Individualisme menghasilkan keturunan sahih: kesendirian. Roanne dengan apik juga menjabarkan bagaimana orang yang sendiri umumnya dikasihani. Secara turun-temurun tinggal dalam suatu komunitas membuat kita tidak terbiasa dengan kesendirian. We pity the loner. Secara pribadi, saya pernah mengalami fase-fase ini selama SMP dan SMA. Ada masanya, saya memilih meringkuk kelaparan di kelas karena tidak punya teman yang bisa saya ajak ke kantin untuk makan. Saya khawatir dan merasa insecure berlebihan dan merasa menjadi liyan yang aneh bila saya berjalan sendirian tanpa teman. Saya tidak paham mengapa demikian, namun dalam rasionalisasi saya sebagai seorang juvenile yang tengah tumbuh dan menyandarkan jatidirinya pada kesadaran kelompok, kesendirian adalah tabu pribadi. Terlebih lagi, SMA saya sangat menjunjung tinggi solidaritas dan identitas kolektif: saudara satu Kolese Gonzaga.

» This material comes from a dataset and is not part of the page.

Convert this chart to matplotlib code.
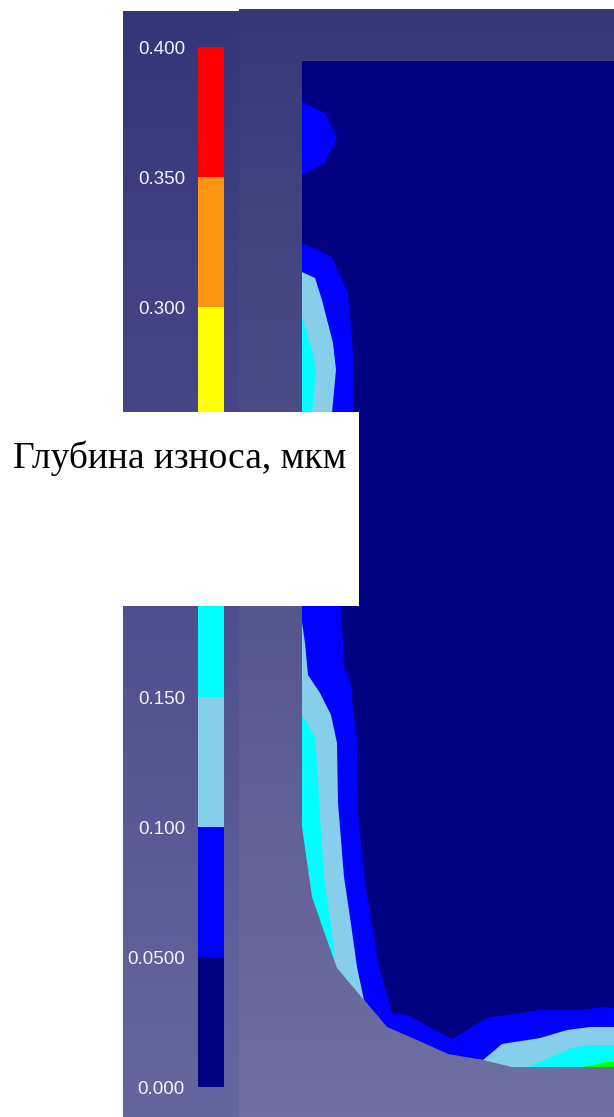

Saat ini saya paham bagaimana kesadaran kolektif itu pada dasarnya delusif. Kami di sekolah itu pada dasarnya adalah medioker. Tidak berprestasi namun juga bukan kelompok masyarakat yang tidak bergunan. Kami hanya rata-rata, papan tengah saja. Hal tersebut saya sadari ketika saya kuliah saya menemukan orang-orang yang luar biasa cemerlangnya dan kelompok kami tidak lebih dari setetes air hujan di tengah samudera. Untuk mengkompensasinya, kami perlu meminjam superioritas anggota individu lain dan mencampurkannya dengan identitas kolektif kami supaya kami mendapat sedikit kepercayaan diri.
Saya melangkah masuk ke masa universitas dengan membawa rasa insecure yang sama terhadap kesendirian. Sungguh demikian, hampir 5 tahun saya tidak pernah memiliki ruang pribadi. Setahun pertama saya habiskan mengontrak bersama teman-teman untuk selanjutnya saya tinggal dan hidup di sekretariat. Hanya pada tahun 2015 ketika akhirnya orang tua saya tidak sudi lagi membayarkan biaya kost-kostan saya kemudian pindah bersama eyang saya. Pada masa itu pula untuk pertama kalinya saya mendapat kamar sendiri yang bisa saya tempati tanpa perlu melihat orang lain sebelum dan sesudah tidur. Pola hidup saya semakin soliter seiring dengan penghuni rumah yang saya tempati meninggalkan tempat ini dan menyisakan saya, sendiri.
Kesendirian itu terkadang adiktif, saya harus mengakuinya. 5 tahun berikutnya adalah masa dimana hampir seluruh teman-teman saya berkeluarga dan akhirnya menyendiri bersama pasangan dan anak-anaknya. Saya merasa seluruh momentum saya tepat. Saya cukup banyak hidup secara komunal untuk kemudian merasa siap untuk menghadapi fakta bahwa saya dapat saja menghadapi hidup sendiri. Selain itu, saat ini saya masih memiliki komunitas dan teman-teman yang sewaktu-waktu dapat saya hampiri kapan pun saya butuh teman dan saya tahu saya sendiri namun tidak sendirian. Sembari menjalani cara hidup demikian, saya terus-menerus mensugesti diri bahwa people won’t last. Mereka akan pergi atau mati dan itu hanya masalah kapan dan dimana. Saya cukup tenang dan bahagia bahwa saya memiliki kekuatan untuk menghadapi fakta tersebut.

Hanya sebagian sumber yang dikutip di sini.